El tío Franz representa la misma corrupción del alma pero desde la esfera de la religión: Bernhard describe lo poco que varió su vida de una disciplina a otra por aquel entonces, en la que la imagen de Hitler se cambiaba por una cruz y los himnos nazis se suprimían por oraciones y cantos piadosos. Aquí, en el instituto ya, sufre lo mismo que antes pero de una forma menos agónica, aunque siempre abundando en lo humillado y ofendido que se sentía en el día a día. Analiza con severidad a los profesores, a los alumnos y a la sociedad, pues encuentra en el microcosmos del sistema educativo un símil a menor escala de ésta, en el que hay que buscar víctimas y denigrarlas: Bernhard recuerda a un niño tullido, hijo de un arquitecto, y a un feo y ridículo profesor de geografía como los blancos paradigmáticos del escarnio público.

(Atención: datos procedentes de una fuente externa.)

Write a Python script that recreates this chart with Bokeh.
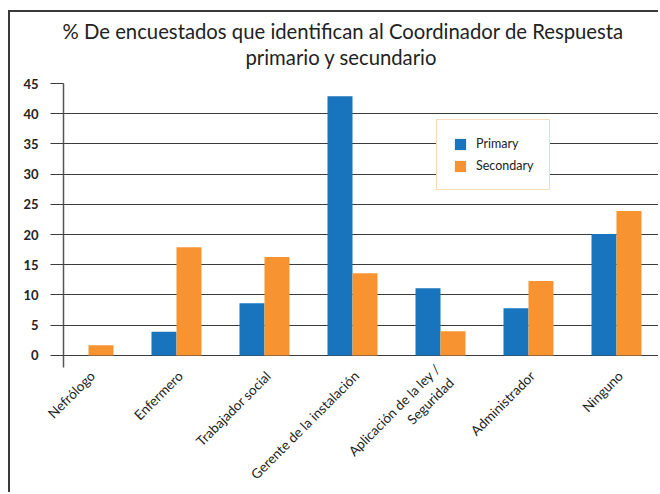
import math
from bokeh.plotting import figure
from bokeh.models import Range1d, FixedTicker, Legend, LegendItem, Title
from bokeh.embed import file_html
from bokeh.resources import INLINE

categories = ["Nefrólogo", "Enfermero", "Trabajador social", "Gerente de la instalación",
              "Aplicación de la ley /\nSeguridad", "Administrador", "Ninguno"]
primary = [0, 3.9, 8.65, 42.9, 11.1, 7.8, 20.1]
secondary = [1.7, 17.9, 16.3, 13.6, 4.0, 12.3, 23.9]
y_ticks = [0, 5, 10, 15, 20, 25, 30, 35, 40, 45]
series_names = ["Primary", "Secondary"]
title_lines = ["% De encuestados que identifican al Coordinador de Respuesta",
               "primario y secundario"]

BLUE = "#1874bc"
ORANGE = "#f79431"
FONT = "Lato"

n = len(categories)
idx = list(range(n))
bw = 0.284
label_shift = 0.045

p = figure(width=650, height=482, output_backend="svg", toolbar_location=None,
           x_range=Range1d(-0.284, 6.5), y_range=Range1d(-2, 45),
           min_border_left=53, min_border_top=71, min_border_bottom=127, min_border_right=0,
           styles={"border-left": "2px solid #3a3a3a", "border-top": "2px solid #3a3a3a",
                   "margin-left": "8px", "margin-top": "10px"})
p.title = None
# stacked outward: the first added sits closest to the plot
t2 = Title(text=title_lines[1], align="left", text_font=FONT, text_font_size="20.3px",
           text_font_style="normal", text_color="#222222", offset=182, standoff=30)
t1 = Title(text=title_lines[0], align="left", text_font=FONT, text_font_size="20.3px",
           text_font_style="normal", text_color="#222222", offset=-1, standoff=-30)
p.add_layout(t2, "above")
p.add_layout(t1, "above")

r1 = p.vbar(x=[i - bw / 2 for i in idx], top=primary, width=bw, bottom=0,
            fill_color=BLUE, line_color=None)
r2 = p.vbar(x=[i + bw / 2 for i in idx], top=secondary, width=bw, bottom=0,
            fill_color=ORANGE, line_color=None)

p.outline_line_color = None
p.background_fill_color = "white"
p.border_fill_color = "white"

# y axis
p.yaxis.ticker = FixedTicker(ticks=y_ticks)
p.yaxis.axis_line_color = "#555555"
p.yaxis.axis_line_width = 1.5
p.yaxis.major_tick_in = 0
p.yaxis.major_tick_out = 13
p.yaxis.major_tick_line_color = "#3c3c3c"
p.yaxis.minor_tick_line_color = None
p.yaxis.major_label_standoff = 12
p.yaxis.major_label_text_font = FONT
p.yaxis.major_label_text_font_style = "bold"
p.yaxis.major_label_text_font_size = "13px"
p.yaxis.major_label_text_color = "#222222"
p.ygrid.ticker = FixedTicker(ticks=y_ticks)
p.ygrid.grid_line_color = "#3c3c3c"
p.ygrid.grid_line_width = 1.2
p.xgrid.grid_line_color = None

# x axis (labels anchored slightly right of the bar-pair centre, as in the reference)
label_pos = [i + label_shift for i in idx]
p.xaxis.ticker = FixedTicker(ticks=label_pos)
p.xaxis.major_label_overrides = {pos: c for pos, c in zip(label_pos, categories)}
p.xaxis.major_label_orientation = math.pi / 4
p.xaxis.axis_line_color = None
p.xaxis.major_tick_line_color = None
p.xaxis.minor_tick_line_color = None
p.xaxis.major_label_standoff = 0
p.xaxis.major_label_text_font = FONT
p.xaxis.major_label_text_font_size = "13.5px"
p.xaxis.major_label_text_color = "#222222"

legend = Legend(items=[LegendItem(label=series_names[0], renderers=[r1]),
                       LegendItem(label=series_names[1], renderers=[r2])],
                location=(373, 177), glyph_width=14, glyph_height=14, label_height=14,
                spacing=7, padding=16, margin=0, label_standoff=9,
                label_text_font=FONT, label_text_font_size="12.5px", label_text_color="#222222",
                border_line_color="#f9b777", border_line_width=1.5,
                background_fill_color="white", background_fill_alpha=1)
p.add_layout(legend, "center")

open("out.html", "w").write(file_html(p, INLINE))
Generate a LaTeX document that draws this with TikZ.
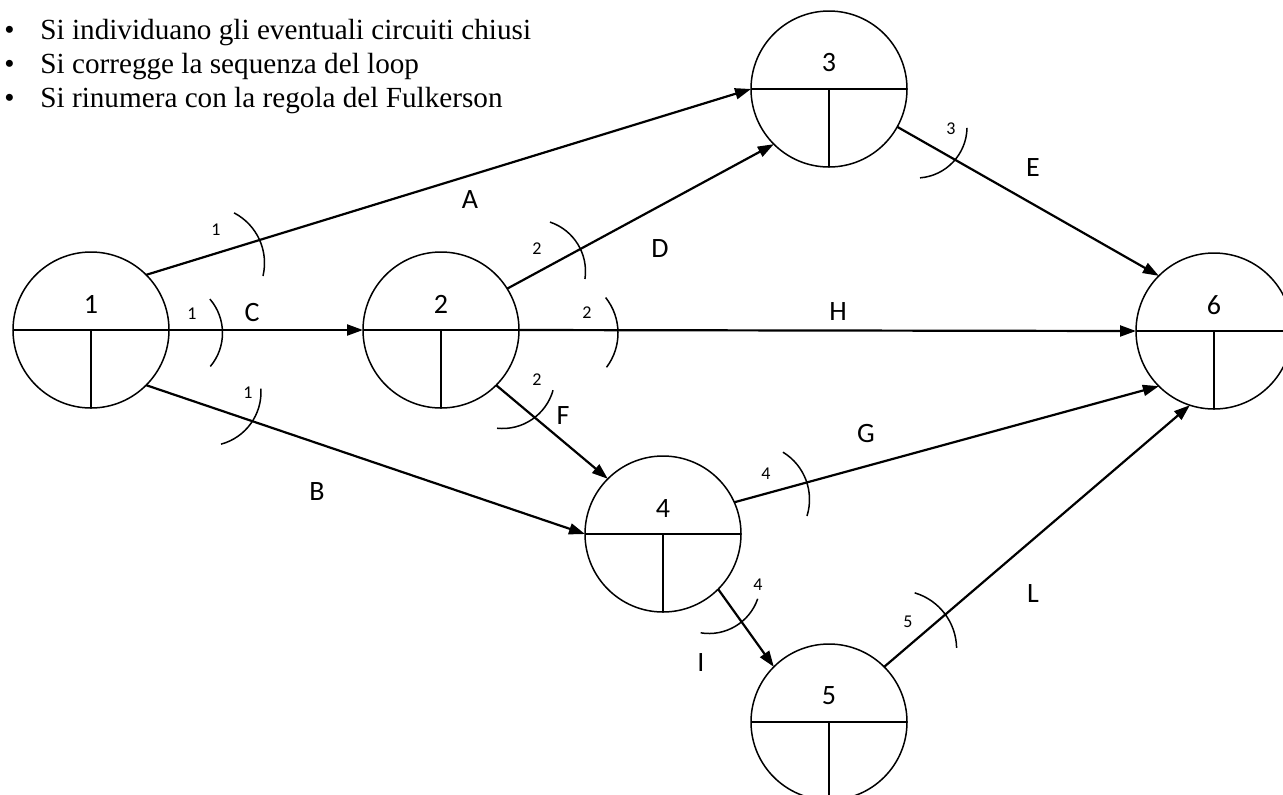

Tal es la forma en la que la sociedad funciona también. Toda una exhibición pesimismo y concienciación.

Por tanto, cualquier persona que esté sumida en el hartazgo de nuestro mundo, de sus corrupciones e ideales falsos, va a encontrar en Bernhard un impulso para seguir desanimado, pero eso sí, de una forma más sutil, quizá acerada y sincera también. Hay que leer a Bernhard.